L'exposition «Congo: le temps colonial» n'a été qu'un premier pas. Imparfaite, forcément sélective, elle eût pu être plus structurée. Beaucoup pensent en effet qu'elle n'a pas suffisamment établi une hiérarchie entre ce qui est plus important et ce qui est relativement secondaire. Le bilan positif me paraît néanmoins substantiel. L'exposition a en effet introduit dans le débat social quelques données de base pour une connaissance historique raisonnée du Congo belge et en particulier pour sa mise en contexte dans le mouvement plus général des grandes évolutions de l'époque. Au Congo, comme ailleurs en Afrique, le temps colonial s'est greffé sur une histoire plus ancienne. Celle-ci fut longtemps enfouie mais superficiellement sans doute sous l'avalanche des bouleversements coloniaux. L'émancipation de l'esclavage, un acquis révolutionnaire en lui-même, s'est effectuée dans un climat de spéculations capitalistes qui a débouché sur des violences massives et de graves atteintes aux «sociétés tribales», ici aussi un phénomène d'ampleur mondiale.

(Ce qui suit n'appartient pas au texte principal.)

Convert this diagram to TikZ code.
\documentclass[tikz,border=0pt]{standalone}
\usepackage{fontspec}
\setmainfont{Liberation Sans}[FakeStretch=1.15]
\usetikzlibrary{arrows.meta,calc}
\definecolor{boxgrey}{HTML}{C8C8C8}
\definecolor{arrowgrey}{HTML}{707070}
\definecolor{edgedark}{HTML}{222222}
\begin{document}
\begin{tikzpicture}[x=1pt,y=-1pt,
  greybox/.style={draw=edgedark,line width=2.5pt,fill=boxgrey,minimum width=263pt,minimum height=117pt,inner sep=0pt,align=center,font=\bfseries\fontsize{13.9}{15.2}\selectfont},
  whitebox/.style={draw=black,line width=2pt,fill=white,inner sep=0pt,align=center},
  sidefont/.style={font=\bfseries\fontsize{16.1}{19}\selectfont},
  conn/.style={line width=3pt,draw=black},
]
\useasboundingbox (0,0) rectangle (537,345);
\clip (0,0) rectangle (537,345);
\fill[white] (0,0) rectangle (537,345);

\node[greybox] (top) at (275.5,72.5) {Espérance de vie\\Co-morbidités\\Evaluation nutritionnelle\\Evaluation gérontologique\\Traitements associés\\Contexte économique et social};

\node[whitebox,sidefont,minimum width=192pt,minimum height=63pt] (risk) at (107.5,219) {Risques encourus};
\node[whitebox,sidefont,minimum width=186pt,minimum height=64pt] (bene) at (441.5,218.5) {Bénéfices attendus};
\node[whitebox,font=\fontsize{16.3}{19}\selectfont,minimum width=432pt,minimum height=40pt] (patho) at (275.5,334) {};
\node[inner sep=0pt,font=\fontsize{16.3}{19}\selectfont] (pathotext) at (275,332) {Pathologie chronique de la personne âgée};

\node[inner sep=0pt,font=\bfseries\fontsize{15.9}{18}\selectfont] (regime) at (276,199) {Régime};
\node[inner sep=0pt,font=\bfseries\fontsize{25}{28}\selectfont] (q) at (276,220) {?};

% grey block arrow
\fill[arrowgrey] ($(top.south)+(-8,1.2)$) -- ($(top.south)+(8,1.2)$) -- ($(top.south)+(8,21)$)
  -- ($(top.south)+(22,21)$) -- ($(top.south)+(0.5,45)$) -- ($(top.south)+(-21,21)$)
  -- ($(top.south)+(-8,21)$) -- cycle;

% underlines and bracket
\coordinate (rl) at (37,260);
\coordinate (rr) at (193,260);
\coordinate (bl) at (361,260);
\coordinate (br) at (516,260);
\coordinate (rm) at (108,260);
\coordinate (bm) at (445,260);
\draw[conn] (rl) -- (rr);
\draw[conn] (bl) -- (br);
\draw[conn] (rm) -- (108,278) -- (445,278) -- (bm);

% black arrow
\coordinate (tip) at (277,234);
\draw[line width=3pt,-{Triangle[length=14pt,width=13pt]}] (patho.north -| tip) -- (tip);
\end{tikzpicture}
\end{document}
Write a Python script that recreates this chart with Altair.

Par la monnaie, par la recherche de la productivité, par le progrès des connaissances appliquées, par le mouvement des capitaux, le «Congo belge» est entré «à pleine vapeur» dans le système global. Une influence marquante a été celle des racines poussées au Congo par la religion des empires coloniaux modernes, le christianisme dans ses différentes formes. Et cette histoire impériale est aussi celle des diasporas européennes et africaines au Congo tout comme celle des diasporas congolaises, à Cuba, en Afrique occidentale, à São Tomé, annonçant les diasporas globales d'aujourd'hui. Cette histoire est encore celle d'une identité congolaise, fortement liée à l'émergence d'une classe des «évolués», un mouvement accéléré durant les années du Plan décennal. C'est l'histoire enfin de l'entrée du Congo dans l'imaginaire et l'identité belges.

Cet effort retombera-t-il comme un soufflé? Va-t-il se développer en Belgique une histoire du temps colonial? Ou les «justes mentalités» vont-elles se substituer au travail de la recherche et de la discussion informées? La rénovation à venir du Musée de Tervuren détient une partie des réponses à ces questions.